覚せい剤営利目的輸入罪などで起訴された被告人が、裁判員裁判によって懲役9年および罰金400万円の有罪判決を受けたため、裁判員制度が憲法に違反するとして争った。

結論

裁判員制度は憲法に違反しない。

判旨

  • 刑事裁判の基本的な担い手について
    裁判は、証拠に基づいて事実を明らかにし、これに法を適用することによって、人の権利義務を最終的に確定する国の作用であり、取り分け、刑事裁判は、人の生命すら奪うことのある強大な国権の行使である。

    そのため、多くの近代民主主義国家において、それぞれの歴史を通じて、刑事裁判権の行使が適正に行われるよう種々の原則が確立されてきた。

    基本的人権の保障を重視した憲法では、特に31条から39条において、適正な刑事裁判を実現するための諸原則を定めており、そのほとんどは、各国の刑事裁判の歴史を通じて確立されてきた普遍的な原理ともいうべきものである。

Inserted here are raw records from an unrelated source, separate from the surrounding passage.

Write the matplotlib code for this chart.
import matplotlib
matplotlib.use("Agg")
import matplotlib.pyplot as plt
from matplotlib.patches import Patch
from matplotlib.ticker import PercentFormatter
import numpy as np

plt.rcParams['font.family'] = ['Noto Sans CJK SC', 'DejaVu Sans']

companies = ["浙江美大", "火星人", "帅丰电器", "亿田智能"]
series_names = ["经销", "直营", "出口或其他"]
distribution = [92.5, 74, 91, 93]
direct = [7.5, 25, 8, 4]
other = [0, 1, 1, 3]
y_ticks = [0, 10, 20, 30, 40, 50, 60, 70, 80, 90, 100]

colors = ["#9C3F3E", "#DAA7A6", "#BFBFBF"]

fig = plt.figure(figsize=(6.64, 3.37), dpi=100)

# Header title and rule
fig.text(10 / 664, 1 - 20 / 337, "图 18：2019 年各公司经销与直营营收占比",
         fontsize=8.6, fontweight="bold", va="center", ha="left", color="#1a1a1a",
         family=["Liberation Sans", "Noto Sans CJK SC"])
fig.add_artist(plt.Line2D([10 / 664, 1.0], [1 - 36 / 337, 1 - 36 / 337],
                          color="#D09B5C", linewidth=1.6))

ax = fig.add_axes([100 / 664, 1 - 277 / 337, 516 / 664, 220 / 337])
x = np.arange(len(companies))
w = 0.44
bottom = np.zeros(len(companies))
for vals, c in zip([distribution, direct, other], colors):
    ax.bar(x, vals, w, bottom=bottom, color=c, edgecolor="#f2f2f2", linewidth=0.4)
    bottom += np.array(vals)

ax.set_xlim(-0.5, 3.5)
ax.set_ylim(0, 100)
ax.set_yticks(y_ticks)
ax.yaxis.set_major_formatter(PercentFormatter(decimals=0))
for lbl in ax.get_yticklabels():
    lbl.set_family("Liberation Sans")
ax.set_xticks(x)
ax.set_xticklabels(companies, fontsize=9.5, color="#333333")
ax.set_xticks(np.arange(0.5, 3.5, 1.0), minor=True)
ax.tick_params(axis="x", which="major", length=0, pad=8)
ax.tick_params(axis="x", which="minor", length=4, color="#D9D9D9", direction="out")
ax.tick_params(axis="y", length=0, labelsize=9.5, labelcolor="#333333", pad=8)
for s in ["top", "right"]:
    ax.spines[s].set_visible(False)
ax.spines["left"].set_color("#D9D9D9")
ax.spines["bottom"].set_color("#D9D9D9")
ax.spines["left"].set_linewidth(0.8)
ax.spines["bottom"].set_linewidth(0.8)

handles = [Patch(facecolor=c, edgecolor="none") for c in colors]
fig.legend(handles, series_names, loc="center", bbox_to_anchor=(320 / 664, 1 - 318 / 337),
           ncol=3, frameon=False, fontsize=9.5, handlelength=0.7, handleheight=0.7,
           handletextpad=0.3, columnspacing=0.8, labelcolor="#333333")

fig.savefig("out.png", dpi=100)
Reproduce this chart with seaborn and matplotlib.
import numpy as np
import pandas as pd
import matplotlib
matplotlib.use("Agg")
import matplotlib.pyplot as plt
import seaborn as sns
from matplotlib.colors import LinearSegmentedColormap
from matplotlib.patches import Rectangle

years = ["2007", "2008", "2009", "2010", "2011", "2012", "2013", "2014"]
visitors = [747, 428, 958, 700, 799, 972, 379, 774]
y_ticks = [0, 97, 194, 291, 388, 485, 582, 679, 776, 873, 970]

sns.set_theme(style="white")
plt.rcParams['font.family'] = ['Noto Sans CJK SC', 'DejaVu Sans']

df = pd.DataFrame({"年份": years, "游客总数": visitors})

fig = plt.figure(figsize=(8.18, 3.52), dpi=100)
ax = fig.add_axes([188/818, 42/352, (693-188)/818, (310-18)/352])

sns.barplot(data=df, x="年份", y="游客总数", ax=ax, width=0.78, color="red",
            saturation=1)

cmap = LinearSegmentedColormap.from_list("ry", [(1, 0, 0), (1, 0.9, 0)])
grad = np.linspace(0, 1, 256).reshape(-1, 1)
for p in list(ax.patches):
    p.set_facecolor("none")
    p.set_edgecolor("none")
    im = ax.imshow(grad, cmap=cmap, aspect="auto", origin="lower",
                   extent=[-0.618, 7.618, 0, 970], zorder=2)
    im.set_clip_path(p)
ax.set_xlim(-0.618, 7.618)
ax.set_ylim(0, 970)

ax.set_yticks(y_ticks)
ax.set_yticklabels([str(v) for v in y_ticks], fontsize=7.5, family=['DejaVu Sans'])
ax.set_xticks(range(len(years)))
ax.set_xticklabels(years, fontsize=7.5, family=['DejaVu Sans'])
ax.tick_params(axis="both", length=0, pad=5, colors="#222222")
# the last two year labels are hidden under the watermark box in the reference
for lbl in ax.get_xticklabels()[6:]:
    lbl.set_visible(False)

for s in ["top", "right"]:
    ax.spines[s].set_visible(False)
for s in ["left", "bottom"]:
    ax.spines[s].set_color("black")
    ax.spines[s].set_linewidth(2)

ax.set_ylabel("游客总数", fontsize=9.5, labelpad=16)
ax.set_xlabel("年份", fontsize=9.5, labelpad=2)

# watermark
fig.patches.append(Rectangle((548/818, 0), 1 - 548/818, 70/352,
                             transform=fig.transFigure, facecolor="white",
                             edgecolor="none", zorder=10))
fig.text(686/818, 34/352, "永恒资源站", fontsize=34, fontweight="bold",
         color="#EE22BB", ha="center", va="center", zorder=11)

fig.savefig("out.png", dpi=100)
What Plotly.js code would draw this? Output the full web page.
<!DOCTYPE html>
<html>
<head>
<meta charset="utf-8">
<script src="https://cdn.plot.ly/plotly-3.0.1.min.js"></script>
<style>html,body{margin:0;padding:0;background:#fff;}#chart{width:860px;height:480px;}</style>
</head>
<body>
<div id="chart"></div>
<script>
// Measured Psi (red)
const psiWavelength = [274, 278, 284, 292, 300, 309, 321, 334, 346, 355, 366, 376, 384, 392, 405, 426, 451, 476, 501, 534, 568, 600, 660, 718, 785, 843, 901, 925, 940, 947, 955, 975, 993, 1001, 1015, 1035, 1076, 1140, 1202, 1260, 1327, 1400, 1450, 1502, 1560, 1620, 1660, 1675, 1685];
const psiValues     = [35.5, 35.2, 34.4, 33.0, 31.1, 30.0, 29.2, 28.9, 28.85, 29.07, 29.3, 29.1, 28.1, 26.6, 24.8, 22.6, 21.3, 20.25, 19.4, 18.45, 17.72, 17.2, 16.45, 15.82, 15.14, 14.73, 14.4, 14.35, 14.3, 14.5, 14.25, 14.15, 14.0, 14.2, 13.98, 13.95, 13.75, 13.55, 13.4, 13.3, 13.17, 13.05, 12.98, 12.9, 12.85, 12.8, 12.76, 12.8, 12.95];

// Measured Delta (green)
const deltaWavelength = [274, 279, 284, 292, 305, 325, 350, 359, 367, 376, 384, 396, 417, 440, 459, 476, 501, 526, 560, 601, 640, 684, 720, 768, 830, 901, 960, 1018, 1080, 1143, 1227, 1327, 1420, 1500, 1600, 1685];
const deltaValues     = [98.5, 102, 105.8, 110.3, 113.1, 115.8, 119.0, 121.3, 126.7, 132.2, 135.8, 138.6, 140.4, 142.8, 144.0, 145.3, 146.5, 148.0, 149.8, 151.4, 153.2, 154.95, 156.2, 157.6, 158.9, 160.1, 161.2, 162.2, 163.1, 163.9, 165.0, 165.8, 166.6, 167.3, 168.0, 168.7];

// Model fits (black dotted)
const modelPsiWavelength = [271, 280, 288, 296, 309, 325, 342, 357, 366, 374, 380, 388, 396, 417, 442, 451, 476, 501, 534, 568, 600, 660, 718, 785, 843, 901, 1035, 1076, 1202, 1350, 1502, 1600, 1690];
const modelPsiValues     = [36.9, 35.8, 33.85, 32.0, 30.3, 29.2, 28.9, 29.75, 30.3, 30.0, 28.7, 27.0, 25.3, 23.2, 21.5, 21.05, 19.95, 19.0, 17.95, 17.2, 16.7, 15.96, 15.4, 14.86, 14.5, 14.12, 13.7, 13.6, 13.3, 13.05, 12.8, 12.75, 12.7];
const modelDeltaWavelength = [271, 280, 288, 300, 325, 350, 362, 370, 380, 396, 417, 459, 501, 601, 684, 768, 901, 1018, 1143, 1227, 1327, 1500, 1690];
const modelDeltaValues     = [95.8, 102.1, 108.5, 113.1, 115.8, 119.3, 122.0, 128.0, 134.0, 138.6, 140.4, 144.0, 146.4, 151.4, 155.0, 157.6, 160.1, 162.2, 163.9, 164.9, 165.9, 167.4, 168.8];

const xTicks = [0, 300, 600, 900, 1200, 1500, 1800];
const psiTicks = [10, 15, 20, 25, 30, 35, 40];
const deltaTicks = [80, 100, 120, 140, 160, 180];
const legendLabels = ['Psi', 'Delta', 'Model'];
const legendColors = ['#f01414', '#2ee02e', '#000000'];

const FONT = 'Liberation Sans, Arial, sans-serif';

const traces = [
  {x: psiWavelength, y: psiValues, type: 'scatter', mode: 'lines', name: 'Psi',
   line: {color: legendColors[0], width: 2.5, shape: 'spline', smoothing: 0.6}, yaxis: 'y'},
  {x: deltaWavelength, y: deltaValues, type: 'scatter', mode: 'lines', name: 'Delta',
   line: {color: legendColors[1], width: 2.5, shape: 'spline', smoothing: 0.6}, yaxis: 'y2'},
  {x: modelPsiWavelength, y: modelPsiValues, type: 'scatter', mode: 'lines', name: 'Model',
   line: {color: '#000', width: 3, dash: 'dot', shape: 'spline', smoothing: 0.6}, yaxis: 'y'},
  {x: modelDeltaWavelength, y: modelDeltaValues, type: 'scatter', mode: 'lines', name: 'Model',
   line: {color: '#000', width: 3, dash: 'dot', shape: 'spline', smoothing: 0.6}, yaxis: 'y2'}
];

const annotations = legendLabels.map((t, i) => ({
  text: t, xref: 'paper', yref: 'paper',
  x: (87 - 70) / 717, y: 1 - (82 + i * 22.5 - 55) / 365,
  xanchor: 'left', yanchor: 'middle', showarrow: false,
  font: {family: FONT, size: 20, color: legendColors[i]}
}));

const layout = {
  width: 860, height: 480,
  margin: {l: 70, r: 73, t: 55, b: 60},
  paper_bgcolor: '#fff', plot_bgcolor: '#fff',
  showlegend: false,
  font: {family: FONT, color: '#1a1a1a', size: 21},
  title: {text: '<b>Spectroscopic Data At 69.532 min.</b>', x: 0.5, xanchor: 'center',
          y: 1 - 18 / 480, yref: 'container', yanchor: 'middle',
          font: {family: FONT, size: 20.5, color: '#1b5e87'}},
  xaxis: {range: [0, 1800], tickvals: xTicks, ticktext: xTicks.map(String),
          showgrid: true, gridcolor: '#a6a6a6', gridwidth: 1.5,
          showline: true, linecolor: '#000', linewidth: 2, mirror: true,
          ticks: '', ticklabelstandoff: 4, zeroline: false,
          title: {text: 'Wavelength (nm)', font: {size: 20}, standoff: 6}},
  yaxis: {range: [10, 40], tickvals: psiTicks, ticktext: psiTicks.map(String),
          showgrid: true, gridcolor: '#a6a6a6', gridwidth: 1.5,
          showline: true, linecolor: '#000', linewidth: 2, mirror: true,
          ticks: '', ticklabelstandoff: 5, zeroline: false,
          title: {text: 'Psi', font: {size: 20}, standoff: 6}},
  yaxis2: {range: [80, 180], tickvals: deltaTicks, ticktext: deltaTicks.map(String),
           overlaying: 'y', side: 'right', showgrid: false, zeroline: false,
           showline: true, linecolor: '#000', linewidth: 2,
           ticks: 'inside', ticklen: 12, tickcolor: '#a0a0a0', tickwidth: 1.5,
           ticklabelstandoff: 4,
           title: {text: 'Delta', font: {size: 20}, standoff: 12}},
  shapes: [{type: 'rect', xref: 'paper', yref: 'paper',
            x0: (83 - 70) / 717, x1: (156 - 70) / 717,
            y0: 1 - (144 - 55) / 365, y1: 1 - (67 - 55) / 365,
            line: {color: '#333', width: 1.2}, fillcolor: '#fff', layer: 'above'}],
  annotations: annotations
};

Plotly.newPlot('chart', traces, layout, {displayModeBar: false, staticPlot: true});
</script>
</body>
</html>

    刑事裁判を行うにあたっては、これらの諸原則が厳格に遵守されなければならず、それには高度の法的専門性が要求される。

    憲法は、これらの諸原則を規定し、かつ、三権分立の原則の下に、「第6章 司法」において、裁判官の職務行使の独立と身分保障について周到な規定を設けている。

    こうした点を総合考慮すると、憲法は、刑事裁判の基本的な担い手としての裁判官を想定していると考えられる。

  • 国民の司法参加について
    他方、歴史的、国際的な視点から見ると、欧米諸国においては、上記のような手続の保障とともに、18世紀から20世紀前半にかけて、民主主義の発展に伴い、国民が直接司法に参加することにより裁判の国民的基盤を強化し、その正当性を確保しようとする流れが広がり、憲法制定当時の20世紀半ばには、欧米の民主主義国家の多くにおいて陪審制か参審制が採用されていた。